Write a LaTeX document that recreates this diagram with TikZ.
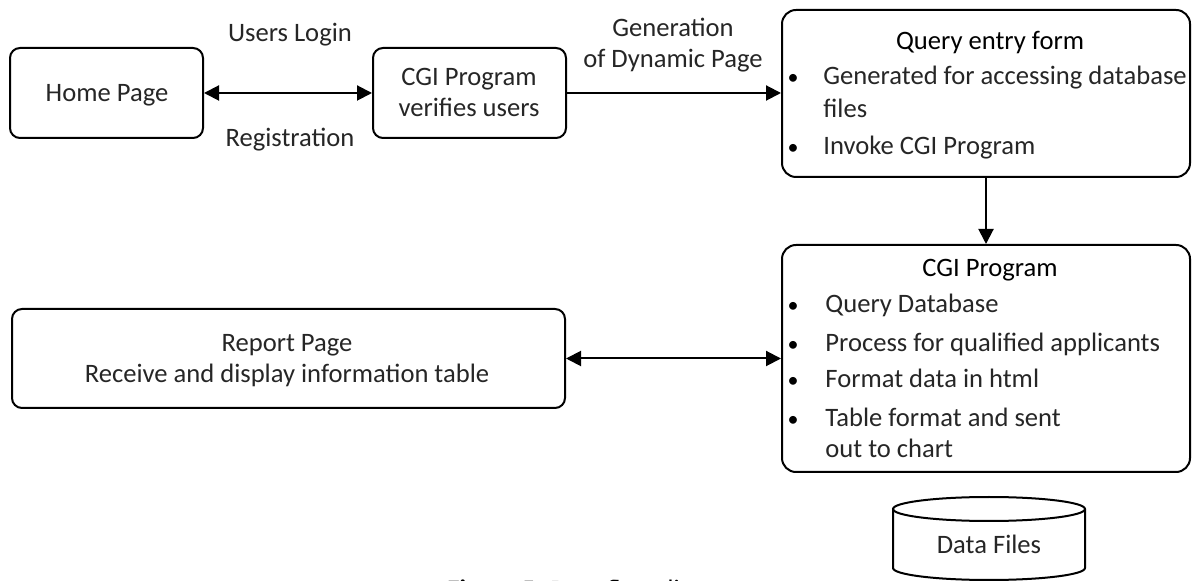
\documentclass[tikz,border=0pt]{standalone}
\usepackage{fontspec}
\setmainfont{Carlito}
\usetikzlibrary{arrows.meta}
\begin{document}
\begin{tikzpicture}[x=0.5pt,y=-0.5pt, font=\fontsize{13.3}{16}\selectfont,
  box/.style={draw, line width=1pt, rounded corners=5pt, inner sep=0pt},
  bigbox/.style={draw, line width=1pt, rounded corners=7pt, inner sep=0pt},
  arr/.style={line width=1pt, -{Triangle[length=7.5pt,width=7.5pt]}},
  darr/.style={line width=1pt, {Triangle[length=7.5pt,width=7.5pt]}-{Triangle[length=7.5pt,width=7.5pt]}},
  lbl/.style={anchor=base, inner sep=0pt, text=black!85},
  ttl/.style={anchor=base, inner sep=0pt},
  itemtext/.style={anchor=base west, inner sep=0pt, text=black!85},
  bul/.style={anchor=base, inner sep=0pt, font=\fontsize{11}{13}\selectfont}]
\useasboundingbox (0,0) rectangle (1192,581);
% boxes
\node[box, minimum width=96.5pt, minimum height=45pt] (home) at (106.5,93) {};
\node[box, minimum width=96.5pt, minimum height=45pt] (cgiv) at (469.5,93) {};
\node[bigbox, minimum width=204pt, minimum height=83.5pt] (query) at (986,93.5) {};
\node[bigbox, minimum width=204pt, minimum height=113.5pt] (cgi) at (986,358.5) {};
\node[box, minimum width=276.5pt, minimum height=49.5pt] (report) at (288.5,358.5) {};
% box texts
\node[lbl] (homet) at (107,102) {Home Page};
\node[lbl] (cgivt1) at (469,86) {CGI Program};
\node[lbl] (cgivt2) at (469,117) {verifies users};
\node[lbl] (rep1) at (287,352) {Report Page};
\node[lbl] (rep2) at (287,383) {Receive and display information table};
% query list
\node[ttl] (qt) at (990,50) {Query entry form};
\node[bul] (qb1) at (793,85) {•};
\node[itemtext] (qi1) at (823,85) {Generated for accessing database};
\node[itemtext] (qi1b) at (823,118) {files};
\node[bul] (qb2) at (793,155) {•};
\node[itemtext] (qi2) at (823,155) {Invoke CGI Program};
% cgi list
\node[ttl] (ct) at (990,277) {CGI Program};
\node[bul] (cb1) at (793,313) {•};
\node[itemtext] (ci1) at (825,313) {Query Database};
\node[bul] (cb2) at (793,352) {•};
\node[itemtext] (ci2) at (825,352) {Process for qualified applicants};
\node[bul] (cb3) at (793,388) {•};
\node[itemtext] (ci3) at (825,388) {Format data in html};
\node[bul] (cb4) at (793,427) {•};
\node[itemtext] (ci4) at (825,427) {Table format and sent};
\node[itemtext] (ci4b) at (825,458) {out to chart};
% edge labels
\node[lbl] (ul) at (290,42) {Users Login};
\node[lbl] (reg) at (290,147) {Registration};
\node[lbl] (gen1) at (673,37) {Generation};
\node[lbl] (gen2) at (673,68) {of Dynamic Page};
% connectors
\draw[darr] (home.east) -- (cgiv.west);
\draw[arr] (cgiv.east) -- (cgiv.east -| query.west);
\draw[arr] (query.south) -- (cgi.north);
\draw[darr] (report.east) -- (cgi.west);
% data store
\draw[line width=1pt] (989,509) ellipse [x radius=48pt, y radius=6pt];
\draw[line width=1pt] (893,509) -- (893,568) arc[start angle=180, end angle=360, x radius=48pt, y radius=6pt] -- (1085,509);
\node[lbl] (df) at (989,553) {Data Files};
% caption
\node[itemtext, text=black] (cap) at (447,598) {\textbf{Figure 5:} Data flow diagram};
\end{tikzpicture}
\end{document}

::::::::::

(TASK DESCRIPTION):
Leave the images out, please, and restate each line word for word.

(ANSWER IN FULL):
Write a LaTeX document that recreates this diagram with TikZ.
\documentclass[tikz,border=0pt]{standalone}
\usepackage{fontspec}
\setmainfont{Carlito}
\usetikzlibrary{arrows.meta}
\begin{document}
\begin{tikzpicture}[x=0.5pt,y=-0.5pt, font=\fontsize{13.3}{16}\selectfont,
  box/.style={draw, line width=1pt, rounded corners=5pt, inner sep=0pt},
  bigbox/.style={draw, line width=1pt, rounded corners=7pt, inner sep=0pt},
  arr/.style={line width=1pt, -{Triangle[length=7.5pt,width=7.5pt]}},
  darr/.style={line width=1pt, {Triangle[length=7.5pt,width=7.5pt]}-{Triangle[length=7.5pt,width=7.5pt]}},
  lbl/.style={anchor=base, inner sep=0pt, text=black!85},
  ttl/.style={anchor=base, inner sep=0pt},
  itemtext/.style={anchor=base west, inner sep=0pt, text=black!85},
  bul/.style={anchor=base, inner sep=0pt, font=\fontsize{11}{13}\selectfont}]
\useasboundingbox (0,0) rectangle (1192,581);
% boxes
\node[box, minimum width=96.5pt, minimum height=45pt] (home) at (106.5,93) {};
\node[box, minimum width=96.5pt, minimum height=45pt] (cgiv) at (469.5,93) {};
\node[bigbox, minimum width=204pt, minimum height=83.5pt] (query) at (986,93.5) {};
\node[bigbox, minimum width=204pt, minimum height=113.5pt] (cgi) at (986,358.5) {};
\node[box, minimum width=276.5pt, minimum height=49.5pt] (report) at (288.5,358.5) {};
% box texts
\node[lbl] (homet) at (107,102) {Home Page};
\node[lbl] (cgivt1) at (469,86) {CGI Program};
\node[lbl] (cgivt2) at (469,117) {verifies users};
\node[lbl] (rep1) at (287,352) {Report Page};
\node[lbl] (rep2) at (287,383) {Receive and display information table};
% query list
\node[ttl] (qt) at (990,50) {Query entry form};
\node[bul] (qb1) at (793,85) {•};
\node[itemtext] (qi1) at (823,85) {Generated for accessing database};
\node[itemtext] (qi1b) at (823,118) {files};
\node[bul] (qb2) at (793,155) {•};
\node[itemtext] (qi2) at (823,155) {Invoke CGI Program};
% cgi list
\node[ttl] (ct) at (990,277) {CGI Program};
\node[bul] (cb1) at (793,313) {•};
\node[itemtext] (ci1) at (825,313) {Query Database};
\node[bul] (cb2) at (793,352) {•};
\node[itemtext] (ci2) at (825,352) {Process for qualified applicants};
\node[bul] (cb3) at (793,388) {•};
\node[itemtext] (ci3) at (825,388) {Format data in html};
\node[bul] (cb4) at (793,427) {•};
\node[itemtext] (ci4) at (825,427) {Table format and sent};
\node[itemtext] (ci4b) at (825,458) {out to chart};
% edge labels
\node[lbl] (ul) at (290,42) {Users Login};
\node[lbl] (reg) at (290,147) {Registration};
\node[lbl] (gen1) at (673,37) {Generation};
\node[lbl] (gen2) at (673,68) {of Dynamic Page};
% connectors
\draw[darr] (home.east) -- (cgiv.west);
\draw[arr] (cgiv.east) -- (cgiv.east -| query.west);
\draw[arr] (query.south) -- (cgi.north);
\draw[darr] (report.east) -- (cgi.west);
% data store
\draw[line width=1pt] (989,509) ellipse [x radius=48pt, y radius=6pt];
\draw[line width=1pt] (893,509) -- (893,568) arc[start angle=180, end angle=360, x radius=48pt, y radius=6pt] -- (1085,509);
\node[lbl] (df) at (989,553) {Data Files};
% caption
\node[itemtext, text=black] (cap) at (447,598) {\textbf{Figure 5:} Data flow diagram};
\end{tikzpicture}
\end{document}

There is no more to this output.